"After the easing of sanctions (in Jan. 2016) until the end of last month, foreign companies signed 215 time-charter and single-voyage deals for NITC tankers," Sirous Kianersi told Tasnim News Agency on Wednesday.
The agreements were signed with France's Total, Royal Dutch Shell, Spain's Cepsa, Vitol, Hanwha Total of South Korea, India's Essar, Turkish refiner Tupras, China's CNPC and Oilmar Shipping and Chartering, among others.
Total, which became the first major western company to reenter Iran's energy market after the lifting of sanctions, placed the first purchase order for Iranian crude in Feb. 2016 alongside Cepsa and Russia's Lukoil.
Leasing idle vessels is a source of revenue for the state oil shipping company that operates one of the world's largest tanker fleets. NITC has yet to disclose the value of its contracts.
"The most lucrative charter deals belong to Very Large Crude Carriers (VLCCs) with the capacity to haul up to 320,000 tons of products, followed by smaller types of carriers, including Suezmax (120,000-180,000 tons) and Aframax (75,000-120,000 tons)," the official noted.
NITC operates some 70 tankers and vessels of all sizes with a capacity of around 15 million deadweight tonnage, one of the world's largest fleet in terms of the number of ships and capacity.
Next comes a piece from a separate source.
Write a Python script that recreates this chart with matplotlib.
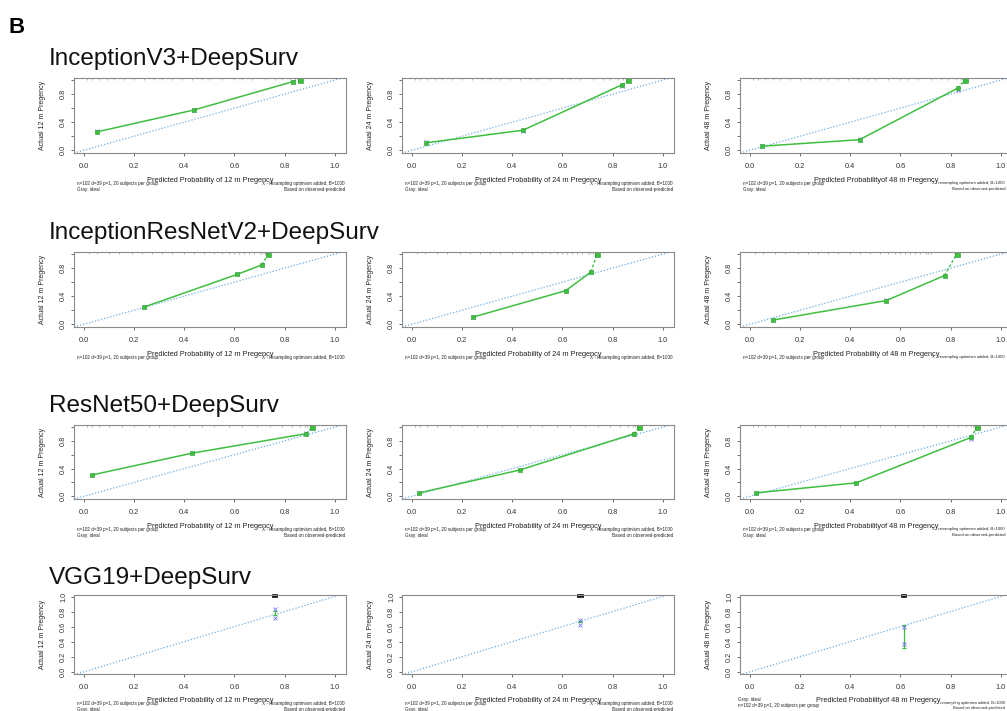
import numpy as np
import matplotlib
matplotlib.use("Agg")
from matplotlib import pyplot as plt

plt.rcParams['font.family'] = ['Liberation Sans', 'DejaVu Sans']

W, H = 1007, 711

models = ["InceptionV3+DeepSurv", "InceptionResNetV2+DeepSurv",
          "ResNet50+DeepSurv", "VGG19+DeepSurv"]
months = ["12", "24", "48"]

# calibration groups: mean predicted, observed (apparent) and bias-corrected
incv3_pred = [[0.05, 0.44, 0.835, 0.86], [0.054, 0.442, 0.839, 0.863], [0.048, 0.437, 0.829, 0.857]]
incv3_obs = [[0.26, 0.575, 0.98, 1.0], [0.105, 0.284, 0.935, 1.0], [0.057, 0.15, 0.886, 1.0]]
incv3_corr = [[0.275, 0.57, 0.97, 1.0], [0.12, 0.28, 0.915, 1.0], [0.06, 0.155, 0.86, 0.99]]

incres_pred = [[0.24, 0.61, 0.711, 0.733], [0.242, 0.613, 0.714, 0.738], [0.09, 0.543, 0.776, 0.824]]
incres_obs = [[0.245, 0.71, 0.848, 1.0], [0.10, 0.478, 0.746, 1.0], [0.058, 0.337, 0.694, 1.0]]
incres_corr = [[0.25, 0.71, 0.845, 0.99], [0.10, 0.48, 0.75, 0.99], [0.06, 0.345, 0.684, 0.99]]

res50_pred = [[0.03, 0.43, 0.885, 0.91], [0.029, 0.43, 0.885, 0.907], [0.025, 0.424, 0.881, 0.905]]
res50_obs = [[0.306, 0.622, 0.904, 1.0], [0.049, 0.379, 0.903, 1.0], [0.049, 0.194, 0.85, 1.0]]
res50_corr = [[0.30, 0.62, 0.91, 0.99], [0.05, 0.38, 0.90, 0.99], [0.05, 0.195, 0.825, 0.985]]

# VGG19: a single group per time point
vgg_pred = [0.76, 0.672, 0.615]
vgg_obs_lo = [0.75, 0.655, 0.32]
vgg_obs_hi = [0.81, 0.67, 0.62]
vgg_corr_lo = [0.72, 0.62, 0.375]
vgg_corr_hi = [0.84, 0.69, 0.59]

# rug of predicted probabilities (top of each panel)
incv3_rug = [0.01, 0.03, 0.06, 0.09, 0.12, 0.16, 0.2, 0.24, 0.28, 0.31, 0.35, 0.39,
             0.43, 0.47, 0.5, 0.55, 0.6, 0.63, 0.67, 0.72, 0.76, 0.79, 0.82, 0.84]
incres_rug = [0.02, 0.05, 0.1, 0.14, 0.19, 0.23, 0.27, 0.31, 0.35, 0.4, 0.44, 0.48,
              0.52, 0.55, 0.58, 0.6, 0.62, 0.64, 0.66, 0.68, 0.7, 0.71, 0.72]
res50_rug = [0.01, 0.03, 0.06, 0.1, 0.15, 0.2, 0.26, 0.3, 0.36, 0.42, 0.47, 0.52,
             0.58, 0.63, 0.69, 0.74, 0.79, 0.83, 0.86, 0.88, 0.89]

rows = [(incv3_pred, incv3_obs, incv3_corr, incv3_rug),
        (incres_pred, incres_obs, incres_corr, incres_rug),
        (res50_pred, res50_obs, res50_corr, res50_rug)]

GREEN = '#3fbf3f'
BLUE = '#7070ff'
IDEAL = '#6aaee6'
BOX = '#8a8a8a'

col_left = [74, 402, 740]
col_w = 272
row_top = [78, 252, 425, 595]
row_bot = [153, 327, 499, 674]
title_base = [65, 239, 412, 584]


def fx(x):
    return x / W


def fy(y):
    return 1 - y / H


def style_axes(ax, vgg=False):
    ax.set_xlim(-0.04, 1.045)
    if vgg:
        ax.set_ylim(-0.03, 1.02)
        ax.set_yticks([0, 0.2, 0.4, 0.6, 0.8, 1.0])
        ax.set_yticklabels(['0.0', '0.2', '0.4', '0.6', '0.8', '1.0'])
    else:
        ax.set_ylim(-0.04, 1.03)
        ax.set_yticks([0, 0.2, 0.4, 0.6, 0.8, 1.0])
        ax.set_yticklabels(['0.0', '', '0.4', '', '0.8', ''])
    ax.set_xticks([0, 0.2, 0.4, 0.6, 0.8, 1.0])
    ax.set_xticklabels(['0.0', '0.2', '0.4', '0.6', '0.8', '1.0'])
    for s in ax.spines.values():
        s.set_color(BOX)
        s.set_linewidth(0.8)
    ax.tick_params(axis='x', length=2.5, width=0.5, pad=5, labelsize=5.3,
                   colors='#333333')
    ax.tick_params(axis='y', length=2.5, width=0.5, pad=2.5, labelsize=5.3,
                   colors='#333333')
    for lab in ax.get_yticklabels():
        lab.set_rotation(90)
        lab.set_va('center')
    ax.plot([-0.1, 1.1], [-0.1, 1.1], linestyle=(0, (1, 1.5)), color=IDEAL, lw=0.9)


def foot(r, c, xlabel, second_line=True):
    left = col_left[c]
    right = min(left + col_w - 1, 1005)
    rb = row_bot[r]
    small = 3.3 if c < 2 else 3.0
    fig.text(fx(left + col_w / 2), fy(rb + 27), xlabel, fontsize=5.3,
             ha='center', va='center', color='#222222')
    fig.text(fx(left + 3), fy(rb + 30), 'n=102 d=39 p=1, 20 subjects per group',
             fontsize=3.3, ha='left', va='center', color='#222222')
    fig.text(fx(right), fy(rb + 30), 'X - resampling optimism added, B=1000',
             fontsize=small, ha='right', va='center', color='#222222')
    if second_line:
        fig.text(fx(left + 3), fy(rb + 36), 'Gray: ideal', fontsize=3.3,
                 ha='left', va='center', color='#222222')
        fig.text(fx(right), fy(rb + 36), 'Based on observed-predicted',
                 fontsize=small, ha='right', va='center', color='#222222')


fig = plt.figure(figsize=(W / 100, H / 100), dpi=100)
fig.text(fx(9), fy(33), 'B', fontsize=16, fontweight='bold', ha='left', va='baseline')

for r in range(4):
    fig.text(fx(49), fy(title_base[r]), models[r], fontsize=17.5,
             ha='left', va='baseline', color='#111111')
    for c in range(3):
        ax = fig.add_axes([fx(col_left[c]), fy(row_bot[r]), col_w / W,
                           (row_bot[r] - row_top[r]) / H])
        style_axes(ax, vgg=(r == 3))
        ax.set_ylabel('Actual %s m Pregency' % months[c], fontsize=5, color='#222222')
        ax.yaxis.set_label_coords(-28 / col_w, 0.5)

        if r < 3:
            pred, obs, corr, rug = rows[r]
            p, o, k = pred[c], obs[c], corr[c]
            ax.vlines(rug, 1.005, 1.03, color='#9a9a9a', lw=0.5)
            ax.vlines([p[-1] - 0.006, p[-1] - 0.003, p[-1], p[-1] + 0.003],
                      1.0, 1.03, color='#222222', lw=1.0)
            ax.plot(p[:-1], o[:-1], '-', color=GREEN, lw=1.1)
            ax.plot(p[-2:], o[-2:], '--', color=GREEN, lw=1.0, dashes=(2, 1.5))
            ax.plot(p, k, 'x', color=BLUE, ms=2.6, mew=0.6)
            ax.plot(p, o, 's', color=GREEN, ms=2.4, mec='#2f9f2f', mew=0.4)
            ax.plot(p[-1], o[-1], 's', color=GREEN, ms=3.6, mec='#2f9f2f', mew=0.4)
            xl = 'Predicted Probability of %s m Pregency' % months[c]
            if c == 2 and r != 1:
                xl = 'Predicted Probabilityof %s m Pregency' % months[c]
            foot(r, c, xl, second_line=(r != 1))
        else:
            x = vgg_pred[c]
            ax.plot([x - 0.012, x + 0.012], [1.013, 1.013], color='#111111',
                    lw=2.6, solid_capstyle='butt', clip_on=False)
            ax.plot([x, x], [vgg_obs_lo[c], vgg_obs_hi[c]], '-', color=GREEN, lw=0.9)
            ax.plot([x, x], [vgg_obs_lo[c], vgg_obs_hi[c]], '_', color=GREEN, ms=3, mew=0.8)
            ax.plot([x, x], [vgg_corr_lo[c], vgg_corr_hi[c]], 'x', color=BLUE, ms=2.4, mew=0.6)
            if c < 2:
                foot(r, c, 'Predicted Probability of %s m Pregency' % months[c])
            else:
                left = col_left[c]
                fig.text(fx(left - 2), fy(700), 'Gray: ideal', fontsize=3.3,
                         ha='left', va='center', color='#222222')
                fig.text(fx(left - 2), fy(705.5), 'n=102 d=39 p=1, 20 subjects per group',
                         fontsize=3.3, ha='left', va='center', color='#222222')
                fig.text(fx(878), fy(700), 'Predicted Probabilityof 48 m Pregency',
                         fontsize=5.3, ha='center', va='center', color='#222222')
                fig.text(fx(1005), fy(703), 'X - resampling optimism added, B=1000',
                         fontsize=2.9, ha='right', va='center', color='#222222')
                fig.text(fx(1005), fy(708.5), 'Based on observed-predicted',
                         fontsize=2.9, ha='right', va='center', color='#222222')

fig.savefig('out.png', dpi=100)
It also owns three liquefied natural gas carriers, but the number of such ships are planned to increase when major LNG projects take off.
Kianersi said Iran exports around 2.6 million barrels per day of crude oil and condensate, a type of ultra light crude, with NITC-owned vessels handling about 30% of shipments.
Most of Iran's crude consignments are destined for customers in East Asia, including China, Japan, South Korea, Malaysia and Singapore.
Freight Rates
The NITC chief anticipated an increase in freight costs next year upon the introduction of tighter environmental regulations for vessels.
To cut carbon emissions and other polluting discharges by ships, international tanker operators will be required to renovate their fleet with new equipment as part of efforts to raise their compliance with global shipping policies.
He said an environmental law coming into effect in 2018 pertains to stricter regulations for managing "water ballast" that is defined as water carried by ships that contains harmful aquatic organisms.
"This [environmental drive] will increase leasing costs significantly… While aging tankers that will cost too much to be equipped with new components will inevitably be scrapped," he said.
NITC is pursuing plans to reduce the average age of its fleet to below 10 years old.
Kianersi made no mention of NITC's program for its aging vessels but anticipated that a growing number of international tankers will be sent to the junkyard by 2019 in what would "reduce the global fleet of oil tankers and raise freight rates".